As I watched this the first thought that I had was a poll by the Reuters group in August 2006; the one that reported that India was the sixth most dangerous place for children. As news reports showed that the number of children who could have been murdered edge slowly towards the 34 they are stuck at now, I was reminded of the passionate denials of this status by several media as well as the general public.
A Hindu editorial that appeared a week after this poll went public was almost tongue in cheek in saying, “Exaggeration and over-the-top assertions will prove counter-productive.” Well, the reports and pictures of rage from the villagers were not exaggerations but counter productive they may well be.
And the question being asked again and again is what did the villagers, the police and the neighbours do as 34 (and the number keeps growing) children went missing. While the debate rages around this with all and sundry (present company included) I have a sneaky feeling that a scene like this will be played back again…and again…and again.
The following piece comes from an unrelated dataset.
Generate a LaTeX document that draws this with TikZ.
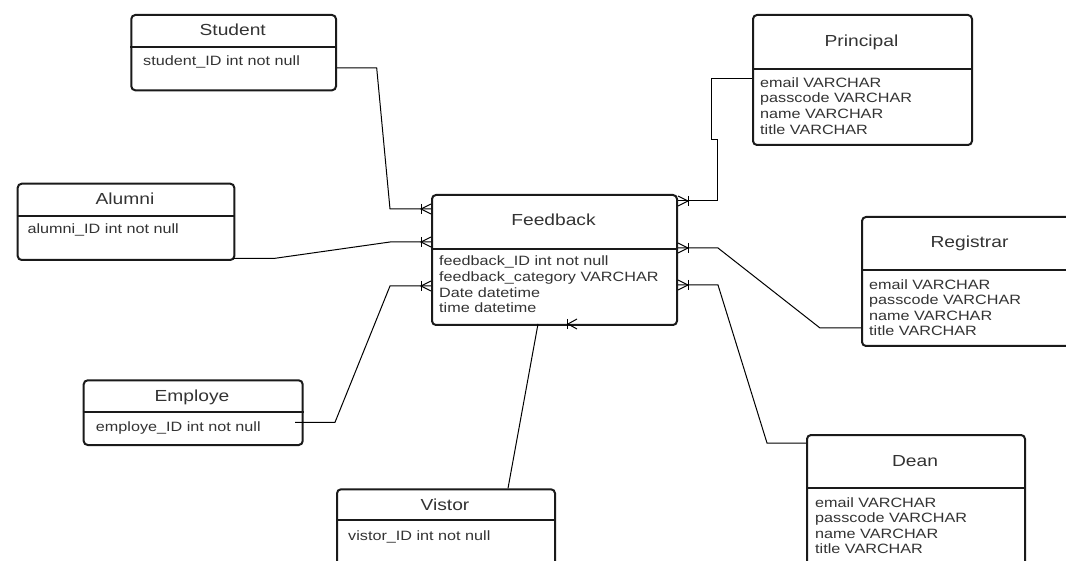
\documentclass[tikz,border=0pt]{standalone}
\usepackage{fontspec}
\usepackage{graphicx}
\setmainfont{Liberation Sans}
\usetikzlibrary{calc}
\definecolor{txt}{HTML}{333333}
\definecolor{edge}{HTML}{1A1A1A}
\newcommand{\hs}[1]{\scalebox{1.2}[1]{#1}}
\tikzset{
  entbox/.style={draw=edge, line width=2pt, rounded corners=4pt, inner sep=0pt, anchor=north west},
  divider/.style={draw=edge, line width=2pt},
  ttl/.style={anchor=base, inner sep=0pt, text=txt, font=\fontsize{16}{19}\selectfont},
  attr/.style={anchor=base west, inner sep=0pt, text=txt, font=\fontsize{13.5}{15.5}\selectfont},
  conn/.style={draw=black, line width=1pt},
  crowL/.pic={\draw[conn] (-10,-5) -- (-10,5); \draw[conn] (0,-5) -- (-10,0) -- (0,5);},
  crowR/.pic={\draw[conn] (10,-5) -- (10,5); \draw[conn] (0,-5) -- (10,0) -- (0,5);},
  crowB/.pic={\draw[conn] (-1,-5) -- (-1,5); \draw[conn] (9,-5) -- (0,0) -- (9,5);}
}
\begin{document}
\begin{tikzpicture}[x=1pt, y=-1pt]
\useasboundingbox (0,0) rectangle (1066,561);
\clip (0,0) rectangle (1066,561);
\fill[white] (0,0) rectangle (1066,561);

% ---------- Student ----------
\node[entbox, minimum width=204.7pt, minimum height=75.3pt] (student) at (130.3,14) {};
\draw[divider] (student.west |- 0,46.7) -- (student.east |- 0,46.7);
\node[ttl] (student-t) at (232.7,36) {\hs{Student}};
\node[attr] (student-a1) at (143,65.7) {\hs{student\_ID int not null}};

% ---------- Alumni ----------
\node[entbox, minimum width=216.6pt, minimum height=76.3pt] (alumni) at (16.7,182.7) {};
\draw[divider] (alumni.west |- 0,216) -- (alumni.east |- 0,216);
\node[ttl] (alumni-t) at (125,205) {\hs{Alumni}};
\node[attr] (alumni-a1) at (27.3,234) {\hs{alumni\_ID int not null}};

% ---------- Feedback ----------
\node[entbox, minimum width=245pt, minimum height=130pt] (fb) at (431,194) {};
\draw[divider] (fb.west |- 0,248.7) -- (fb.east |- 0,248.7);
\node[ttl] (fb-t) at (553.5,226) {\hs{Feedback}};
\node[attr] (fb-a1) at (439,266) {\hs{feedback\_ID int not null}};
\node[attr] (fb-a2) at (439,281.7) {\hs{feedback\_category VARCHAR}};
\node[attr] (fb-a3) at (439,297.4) {\hs{Date datetime}};
\node[attr] (fb-a4) at (439,313) {\hs{time datetime}};

% ---------- Principal ----------
\node[entbox, minimum width=219pt, minimum height=130pt] (principal) at (752,14) {};
\draw[divider] (principal.west |- 0,69) -- (principal.east |- 0,69);
\node[ttl] (principal-t) at (861.5,46.5) {\hs{Principal}};
\node[attr] (principal-a1) at (760,87.3) {\hs{email VARCHAR}};
\node[attr] (principal-a2) at (760,103) {\hs{passcode VARCHAR}};
\node[attr] (principal-a3) at (760,118.6) {\hs{name VARCHAR}};
\node[attr] (principal-a4) at (760,134.2) {\hs{title VARCHAR}};

% ---------- Registrar ----------
\node[entbox, minimum width=217pt, minimum height=129pt] (registrar) at (861,216) {};
\draw[divider] (registrar.west |- 0,270) -- (registrar.east |- 0,270);
\node[ttl] (registrar-t) at (969.5,248) {\hs{Registrar}};
\node[attr] (registrar-a1) at (869,289.3) {\hs{email VARCHAR}};
\node[attr] (registrar-a2) at (869,305) {\hs{passcode VARCHAR}};
\node[attr] (registrar-a3) at (869,320.5) {\hs{name VARCHAR}};
\node[attr] (registrar-a4) at (869,336) {\hs{title VARCHAR}};

% ---------- Employe ----------
\node[entbox, minimum width=219pt, minimum height=64.7pt] (employe) at (82.7,379.3) {};
\draw[divider] (employe.west |- 0,411.7) -- (employe.east |- 0,411.7);
\node[ttl] (employe-t) at (192,401) {\hs{Employe}};
\node[attr] (employe-a1) at (95.7,431.7) {\hs{employe\_ID int not null}};

% ---------- Vistor ----------
\node[entbox, minimum width=218pt, minimum height=92pt] (vistor) at (336,488.3) {};
\draw[divider] (vistor.west |- 0,520) -- (vistor.east |- 0,520);
\node[ttl] (vistor-t) at (445,510) {\hs{Vistor}};
\node[attr] (vistor-a1) at (348,540) {\hs{vistor\_ID int not null}};

% ---------- Dean ----------
\node[entbox, minimum width=218pt, minimum height=141pt] (dean) at (806,434) {};
\draw[divider] (dean.west |- 0,488) -- (dean.east |- 0,488);
\node[ttl] (dean-t) at (915,466) {\hs{Dean}};
\node[attr] (dean-a1) at (815,507.3) {\hs{email VARCHAR}};
\node[attr] (dean-a2) at (815,522.7) {\hs{passcode VARCHAR}};
\node[attr] (dean-a3) at (815,538.5) {\hs{name VARCHAR}};
\node[attr] (dean-a4) at (815,553.3) {\hs{title VARCHAR}};

% ---------- connection points ----------
\coordinate (fl1) at (fb.west |- 0,209);
\coordinate (fl2) at (fb.west |- 0,242);
\coordinate (fl3) at (fb.west |- 0,286);
\coordinate (fr1) at (fb.east |- 0,201);
\coordinate (fr2) at (fb.east |- 0,248);
\coordinate (fr3) at (fb.east |- 0,285);
\coordinate (fb1) at (538,324);
\coordinate (fbm) at (568,324);
\coordinate (es) at (student.east |- 0,68);
\coordinate (ea) at (233.3,258.3);
\coordinate (ee) at (295,422.3);
\coordinate (ev) at (508,488.3);
\coordinate (ep) at (principal.west |- 0,79);
\coordinate (er) at (registrar.west |- 0,328);
\coordinate (ed) at (dean.west |- 0,443);

% ---------- connectors ----------
\draw[conn] (es) -- (376.7,68) -- (390,209) -- (fl1);
\draw[conn] (ea) -- (275,258.3) -- (390,242) -- (fl2);
\draw[conn] (ee) -- (335,422.3) -- (390,286) -- (fl3);
\draw[conn] (ev) -- (fb1);
\draw[conn] (ep) -- (711,79) -- (711,140) -- (717,140) -- (717,201) -- (fr1);
\draw[conn] (er) -- (820,328) -- (718,248) -- (fr2);
\draw[conn] (ed) -- (767,443) -- (718,285) -- (fr3);

% ---------- crow's feet ----------
\pic at (fl1) {crowL};
\pic at (fl2) {crowL};
\pic at (fl3) {crowL};
\pic at (fr1) {crowR};
\pic at (fr2) {crowR};
\pic at (fr3) {crowR};
\pic at (fbm) {crowB};
\end{tikzpicture}
\end{document}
This surmise is not without reason. Almost universally (and more pronouncedly in India), children are more valued for what they can do for us than for what they are – the value we place on them is dependent on what they can do for us, rather than for the . They are often called ‘resources of the future’ and things like that and hence any child has value only if he or she is in school, has rich parents or has a chance at making something out of their lives. The ‘Nithari 34’ did not fall into any of these categories and hence ‘do not count’. Whose children were they?
Well, nothing’s gonna change….and i am sure we will be having this discussion once again when the horror is repeated.